Es ist allerdings auch vorstellbar, dass die EU mittelfristig ihr Dogma der absoluten Personenfreizügigkeit korrigiert. Der Brexit wäre eine Chance dazu. Denn gut zwei Drittel aller EUBürger lehnen die EU wegen der Zuwanderungsfrage ab. Auf die Dauer wird die EU in der heutigen Form nicht Bestand haben, wenn sie ihr Migrationsregime nicht pragmatischer regelt. Für die Schweiz fallen nun mehrere, zuvor angedachte Handlungsoptionen zur Umsetzung der Masseneinwanderungsinitiative weg: Ein Gesetz dazu zu erlassen, ist jetzt sinnlos. Bis zum Februar 2017 reicht die Zeit für ein Arrangement mit Brüssel ohnehin nicht mehr. Eine neue Verfassungsänderung hat noch weniger Chancen als zuvor. Aus heutiger Sicht bleibt nur der Weg, der in der Bundesverfassung vorgegeben ist: Der Bundesrat muss mit einer Verordnung den Artikel 121a zur Personenfreizügigkeit im volkswirtschaftlichen Interesse vorläufig pragmatisch selber umsetzen. Wenn er klug handelt, konsultiert er davor das Parlament respektive die Kommissionen.

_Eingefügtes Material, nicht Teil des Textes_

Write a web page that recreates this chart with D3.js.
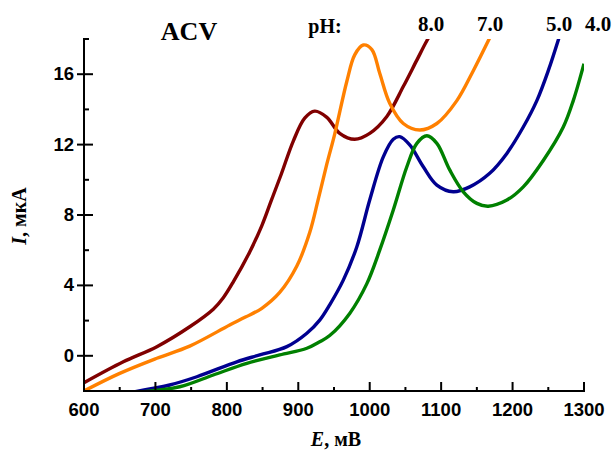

Ich habe nie einen Hehl daraus gemacht, dass der bereits lange erprobte Inländervorrang – nicht eine starre Kontingentierung mittels Schutzklauseln – für den Arbeitnehmerschutz und die Wirtschaft das Beste wäre. Nach dem Einschwenken von FDP und SVP auf diese pragmatische Linie besteht nun auch eine Chance dazu. Selbstverständlich muss der Bundesrat Brüssel weiterhin konsultieren. Und er muss vor allem bei unseren Nachbarn um Verständnis werben. Aber eine Zustimmung aus Brüssel ist momentan schlicht ausgeschlossen! Brüssel kann innert der für uns nützlichen Frist von seinem Dogma nicht abweichen. Alles andere ist Wunschdenken.